Task: List every line below containing "this".

>> START Stored rows

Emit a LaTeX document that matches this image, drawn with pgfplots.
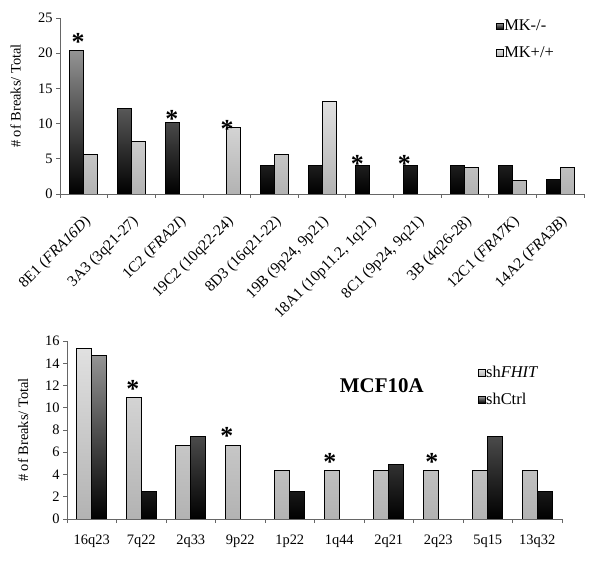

>> END Stored rows
>> START Stored rows

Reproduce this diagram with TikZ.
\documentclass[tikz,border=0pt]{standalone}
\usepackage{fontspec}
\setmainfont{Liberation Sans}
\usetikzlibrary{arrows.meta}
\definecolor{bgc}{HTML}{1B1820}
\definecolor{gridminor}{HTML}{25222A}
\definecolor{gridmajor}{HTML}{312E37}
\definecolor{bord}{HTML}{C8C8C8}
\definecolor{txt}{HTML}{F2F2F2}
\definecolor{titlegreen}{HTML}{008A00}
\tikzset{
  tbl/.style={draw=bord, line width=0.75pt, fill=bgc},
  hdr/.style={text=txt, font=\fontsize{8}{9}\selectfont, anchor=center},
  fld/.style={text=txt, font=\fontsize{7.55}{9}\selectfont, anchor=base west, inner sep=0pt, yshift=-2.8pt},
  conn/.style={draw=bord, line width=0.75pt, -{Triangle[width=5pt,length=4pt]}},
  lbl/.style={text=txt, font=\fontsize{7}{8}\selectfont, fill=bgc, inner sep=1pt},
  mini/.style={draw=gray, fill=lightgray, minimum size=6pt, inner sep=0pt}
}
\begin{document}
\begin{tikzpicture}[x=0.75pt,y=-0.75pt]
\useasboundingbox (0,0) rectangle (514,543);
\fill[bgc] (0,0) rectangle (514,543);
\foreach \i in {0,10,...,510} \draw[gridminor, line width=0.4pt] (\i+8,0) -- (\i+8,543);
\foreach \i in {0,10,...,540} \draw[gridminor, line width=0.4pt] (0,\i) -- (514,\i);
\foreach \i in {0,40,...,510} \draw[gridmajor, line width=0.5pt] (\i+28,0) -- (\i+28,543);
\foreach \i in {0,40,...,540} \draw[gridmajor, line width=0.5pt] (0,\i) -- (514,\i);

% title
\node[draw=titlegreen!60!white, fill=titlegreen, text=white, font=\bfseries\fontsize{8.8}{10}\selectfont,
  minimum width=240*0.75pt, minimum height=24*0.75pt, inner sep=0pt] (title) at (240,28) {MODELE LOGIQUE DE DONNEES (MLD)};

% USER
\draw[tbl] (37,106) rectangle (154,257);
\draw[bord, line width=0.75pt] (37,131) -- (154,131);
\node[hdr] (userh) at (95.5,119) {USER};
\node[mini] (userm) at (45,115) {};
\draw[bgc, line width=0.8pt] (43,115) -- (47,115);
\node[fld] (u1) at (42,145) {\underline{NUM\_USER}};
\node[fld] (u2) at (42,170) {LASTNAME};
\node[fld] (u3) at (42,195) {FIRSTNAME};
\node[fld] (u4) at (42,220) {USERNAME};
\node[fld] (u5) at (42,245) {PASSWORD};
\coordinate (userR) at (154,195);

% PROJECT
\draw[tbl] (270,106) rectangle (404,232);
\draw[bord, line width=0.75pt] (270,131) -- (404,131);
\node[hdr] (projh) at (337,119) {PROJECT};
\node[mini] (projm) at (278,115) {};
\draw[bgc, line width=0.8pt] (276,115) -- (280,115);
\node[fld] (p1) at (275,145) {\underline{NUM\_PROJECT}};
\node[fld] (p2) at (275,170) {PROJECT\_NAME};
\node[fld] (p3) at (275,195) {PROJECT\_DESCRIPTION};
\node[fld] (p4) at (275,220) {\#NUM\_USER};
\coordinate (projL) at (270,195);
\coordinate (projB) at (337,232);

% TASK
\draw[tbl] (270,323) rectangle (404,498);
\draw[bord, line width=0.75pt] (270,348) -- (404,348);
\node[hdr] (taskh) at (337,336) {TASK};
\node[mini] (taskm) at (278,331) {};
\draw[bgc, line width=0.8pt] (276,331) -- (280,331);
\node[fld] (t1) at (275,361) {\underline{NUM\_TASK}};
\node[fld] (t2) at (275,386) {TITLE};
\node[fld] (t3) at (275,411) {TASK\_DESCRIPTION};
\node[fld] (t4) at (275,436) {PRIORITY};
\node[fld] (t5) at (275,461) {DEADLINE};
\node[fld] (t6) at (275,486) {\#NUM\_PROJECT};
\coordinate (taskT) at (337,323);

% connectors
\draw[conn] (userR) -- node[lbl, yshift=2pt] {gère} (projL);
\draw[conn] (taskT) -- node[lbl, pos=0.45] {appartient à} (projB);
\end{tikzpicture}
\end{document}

>> END Stored rows

Reply to the exercise:
Emit a LaTeX document that matches this image, drawn with pgfplots.
Reproduce this diagram with TikZ.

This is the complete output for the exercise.